-- START OF DATA TO PROCESS --

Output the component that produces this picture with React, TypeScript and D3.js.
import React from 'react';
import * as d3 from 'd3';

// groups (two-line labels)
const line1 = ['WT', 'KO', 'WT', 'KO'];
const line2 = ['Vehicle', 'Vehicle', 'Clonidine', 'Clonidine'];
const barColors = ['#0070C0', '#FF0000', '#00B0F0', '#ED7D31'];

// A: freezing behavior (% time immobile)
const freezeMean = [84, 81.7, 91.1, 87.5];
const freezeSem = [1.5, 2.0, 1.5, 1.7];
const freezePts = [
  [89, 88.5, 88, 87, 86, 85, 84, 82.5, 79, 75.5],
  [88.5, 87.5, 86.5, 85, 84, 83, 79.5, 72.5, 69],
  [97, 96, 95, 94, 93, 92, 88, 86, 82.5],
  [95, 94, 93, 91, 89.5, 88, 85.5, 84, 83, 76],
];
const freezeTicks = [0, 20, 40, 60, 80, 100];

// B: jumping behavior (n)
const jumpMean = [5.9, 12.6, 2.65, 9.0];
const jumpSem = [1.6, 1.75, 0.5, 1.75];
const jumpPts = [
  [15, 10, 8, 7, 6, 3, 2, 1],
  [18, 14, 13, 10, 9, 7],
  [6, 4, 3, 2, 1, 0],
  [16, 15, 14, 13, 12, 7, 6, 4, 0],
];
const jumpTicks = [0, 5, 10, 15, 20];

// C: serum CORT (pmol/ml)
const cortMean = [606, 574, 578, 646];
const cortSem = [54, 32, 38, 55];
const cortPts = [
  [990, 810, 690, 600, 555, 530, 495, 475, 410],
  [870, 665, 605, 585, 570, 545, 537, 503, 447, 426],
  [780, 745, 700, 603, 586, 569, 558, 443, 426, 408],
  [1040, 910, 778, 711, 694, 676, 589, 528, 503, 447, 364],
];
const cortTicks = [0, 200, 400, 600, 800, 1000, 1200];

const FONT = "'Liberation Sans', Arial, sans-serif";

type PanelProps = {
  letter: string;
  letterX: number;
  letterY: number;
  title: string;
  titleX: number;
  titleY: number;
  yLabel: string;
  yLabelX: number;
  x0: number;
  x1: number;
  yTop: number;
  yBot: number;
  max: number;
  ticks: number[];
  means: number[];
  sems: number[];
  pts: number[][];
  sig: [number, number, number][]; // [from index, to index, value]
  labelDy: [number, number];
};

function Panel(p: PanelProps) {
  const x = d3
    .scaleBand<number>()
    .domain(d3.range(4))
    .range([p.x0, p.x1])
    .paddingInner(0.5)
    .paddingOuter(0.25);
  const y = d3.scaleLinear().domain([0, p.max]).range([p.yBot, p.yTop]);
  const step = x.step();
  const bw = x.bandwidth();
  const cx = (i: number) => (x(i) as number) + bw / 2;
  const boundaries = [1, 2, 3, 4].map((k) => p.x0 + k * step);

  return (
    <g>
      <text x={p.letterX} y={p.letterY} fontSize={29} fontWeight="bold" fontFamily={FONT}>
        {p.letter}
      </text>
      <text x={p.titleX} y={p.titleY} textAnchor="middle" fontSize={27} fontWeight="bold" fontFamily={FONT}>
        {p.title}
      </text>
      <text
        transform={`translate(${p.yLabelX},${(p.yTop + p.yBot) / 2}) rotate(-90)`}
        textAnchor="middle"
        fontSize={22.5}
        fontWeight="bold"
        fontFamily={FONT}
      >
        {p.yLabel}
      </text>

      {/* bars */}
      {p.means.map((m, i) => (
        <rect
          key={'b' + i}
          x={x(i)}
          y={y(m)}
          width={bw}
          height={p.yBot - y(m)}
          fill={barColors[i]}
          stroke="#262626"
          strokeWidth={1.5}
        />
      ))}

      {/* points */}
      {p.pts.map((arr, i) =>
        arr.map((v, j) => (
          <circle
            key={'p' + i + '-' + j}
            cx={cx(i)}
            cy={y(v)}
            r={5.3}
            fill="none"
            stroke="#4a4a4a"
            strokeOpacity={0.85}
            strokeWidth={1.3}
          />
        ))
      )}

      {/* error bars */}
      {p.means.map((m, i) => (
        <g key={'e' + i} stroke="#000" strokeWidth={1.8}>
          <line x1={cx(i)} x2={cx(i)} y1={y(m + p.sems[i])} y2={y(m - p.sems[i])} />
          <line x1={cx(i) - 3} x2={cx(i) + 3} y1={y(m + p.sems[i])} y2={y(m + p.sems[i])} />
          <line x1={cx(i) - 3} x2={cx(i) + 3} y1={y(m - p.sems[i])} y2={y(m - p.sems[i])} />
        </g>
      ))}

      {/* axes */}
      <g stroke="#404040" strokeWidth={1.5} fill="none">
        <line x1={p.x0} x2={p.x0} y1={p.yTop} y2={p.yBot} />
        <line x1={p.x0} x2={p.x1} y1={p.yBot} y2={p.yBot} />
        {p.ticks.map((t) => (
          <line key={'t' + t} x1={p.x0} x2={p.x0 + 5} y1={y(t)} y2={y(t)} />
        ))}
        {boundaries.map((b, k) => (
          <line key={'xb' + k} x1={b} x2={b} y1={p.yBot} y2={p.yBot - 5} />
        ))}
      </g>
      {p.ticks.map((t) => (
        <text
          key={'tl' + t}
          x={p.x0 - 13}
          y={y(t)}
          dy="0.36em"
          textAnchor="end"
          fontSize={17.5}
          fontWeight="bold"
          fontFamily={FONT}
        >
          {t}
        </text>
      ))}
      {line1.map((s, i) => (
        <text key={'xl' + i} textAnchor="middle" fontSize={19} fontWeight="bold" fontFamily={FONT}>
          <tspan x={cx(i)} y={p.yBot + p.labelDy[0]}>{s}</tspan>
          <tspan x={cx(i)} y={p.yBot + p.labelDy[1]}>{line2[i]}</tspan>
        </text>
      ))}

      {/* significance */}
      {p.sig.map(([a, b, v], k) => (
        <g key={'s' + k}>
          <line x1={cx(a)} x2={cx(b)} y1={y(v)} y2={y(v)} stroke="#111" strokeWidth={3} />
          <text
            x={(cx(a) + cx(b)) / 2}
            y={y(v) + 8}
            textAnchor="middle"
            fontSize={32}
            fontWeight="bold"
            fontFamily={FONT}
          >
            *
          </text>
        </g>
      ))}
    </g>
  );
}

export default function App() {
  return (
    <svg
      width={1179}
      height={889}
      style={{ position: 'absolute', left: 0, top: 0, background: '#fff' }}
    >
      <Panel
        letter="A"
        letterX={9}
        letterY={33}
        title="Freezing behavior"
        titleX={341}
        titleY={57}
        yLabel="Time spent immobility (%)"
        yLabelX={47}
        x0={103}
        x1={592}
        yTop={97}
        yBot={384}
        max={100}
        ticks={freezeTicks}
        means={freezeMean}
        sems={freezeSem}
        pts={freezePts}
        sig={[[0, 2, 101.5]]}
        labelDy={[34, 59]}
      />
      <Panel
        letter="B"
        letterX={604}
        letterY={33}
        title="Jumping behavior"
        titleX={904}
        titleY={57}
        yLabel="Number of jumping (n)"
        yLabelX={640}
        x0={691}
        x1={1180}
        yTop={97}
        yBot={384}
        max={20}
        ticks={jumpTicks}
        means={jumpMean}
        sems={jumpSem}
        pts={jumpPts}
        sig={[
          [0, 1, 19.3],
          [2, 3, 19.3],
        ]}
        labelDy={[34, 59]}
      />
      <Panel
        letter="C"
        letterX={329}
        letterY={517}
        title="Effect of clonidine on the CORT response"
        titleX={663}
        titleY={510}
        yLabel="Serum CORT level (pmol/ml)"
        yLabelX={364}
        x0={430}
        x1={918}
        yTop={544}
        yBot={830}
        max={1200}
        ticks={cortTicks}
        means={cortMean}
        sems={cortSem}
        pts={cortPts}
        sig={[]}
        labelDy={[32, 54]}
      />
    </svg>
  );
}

-- END OF DATA TO PROCESS --
-- START OF DATA TO PROCESS --

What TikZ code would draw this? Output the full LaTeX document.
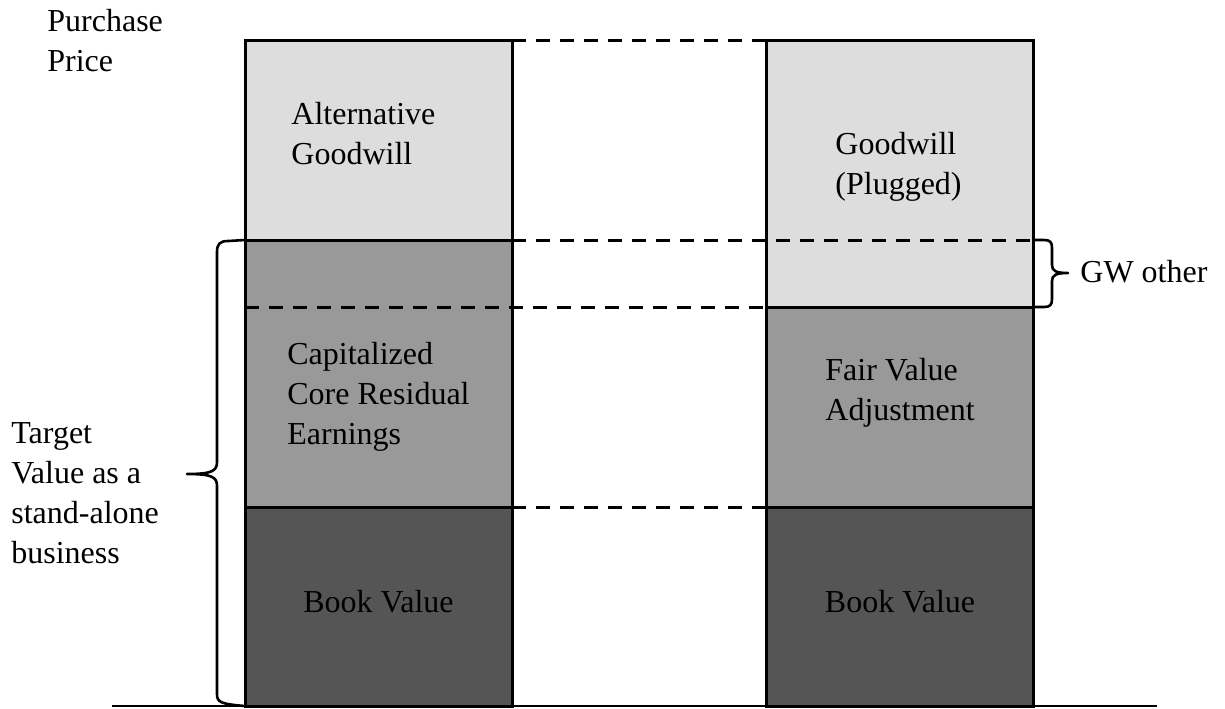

-- END OF DATA TO PROCESS --

# STATED TASK
For the listing above, identify each line bearing "React".

# THE ANSWER
Output the component that produces this picture with React, TypeScript and D3.js.
import React from 'react';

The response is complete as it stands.